• Ken Murdock

The Arcadia, Gulf Coast & Lakeland Railroad

The Arcadia, Gulf Coast & Lakeland Railroad is a Florida railroad that most of us know very little about or may not have even heard of. Judging from the name, the founders had grandiose plans of a 200-mile line covering much of southwest coast of Florida. It was incorporated in 1891 for the purpose of building a railroad from a point near Gasparilla Island on Charlotte Harbor to Arcadia, Plant City and Lakeland. It never reached any of those communities but did manage to complete a 11.5-mile line from Bradentown (Bradenton) to Sarasota. The photo below shows a section of this line under construction with all work being done by manual labor.


The photo below shows their only passenger car, a home-made contraption built on one of their flatcars, and their 4-4-0 steam loco-motive #78. While they never reached Arcadia, they did locate their corporate offices there.
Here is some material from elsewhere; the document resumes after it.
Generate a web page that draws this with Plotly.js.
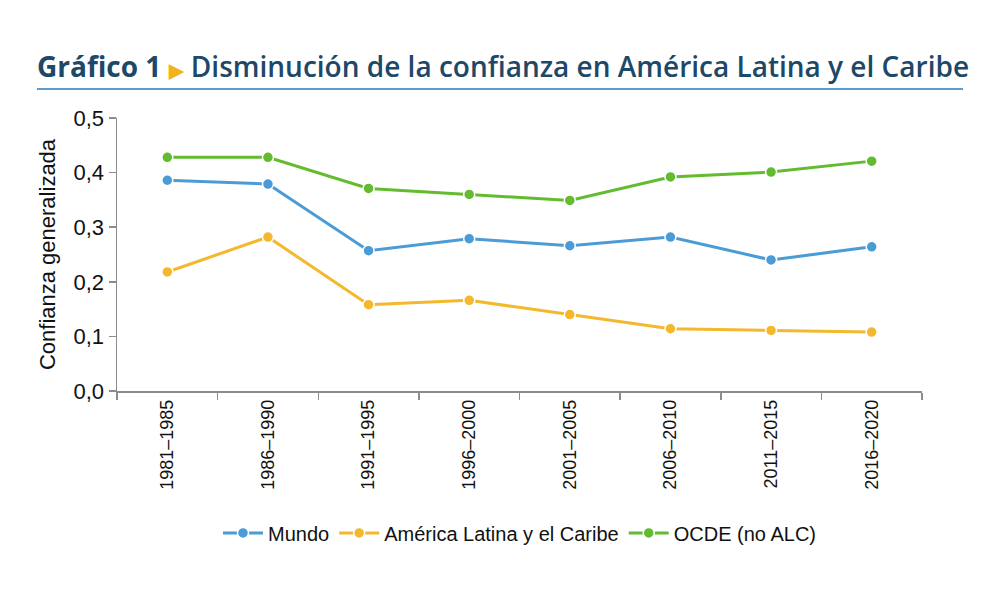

All of their right-of-way had been surveyed and purchased or donated. Prospective flyers promoted it as the only standard gauge railroad south of Lakeland. Unable to complete construction within required time limits, they lost their Florida land grants that had been offered.
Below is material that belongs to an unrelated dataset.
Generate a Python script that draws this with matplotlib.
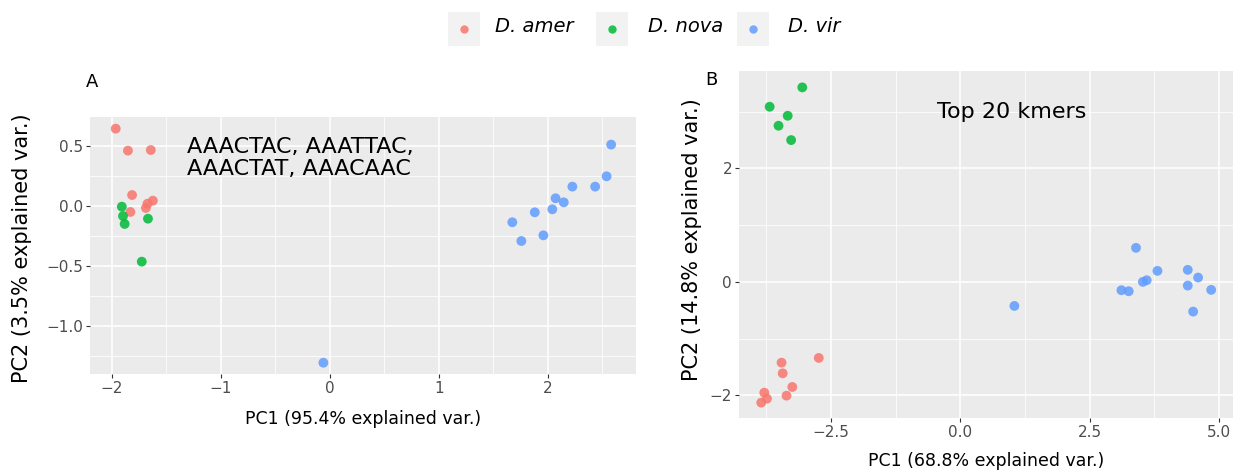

The final photo shows their 4-4-0 steam locomotive #78. It was former New York Central & Hudson River #78, built in 1864 in their 34th Street Shops in New York City. The NYC&HR name was still showing on the tender above the new owner’s name. It was purchased from The New York Equipment Co. along with 10 flatcars and one-boxcar. After running out of funds, the railroad was re-chartered as the Florida Peninsular & Gulf RR in 1893 but went into foreclosure in 1894. The Seaboard Air Line utilized part of the FP&G right-of-way when building its line to Sarasota. Today the Seminole Gulf operates over it from Sarasota to service the Tropicana Juice plant in Bradenton.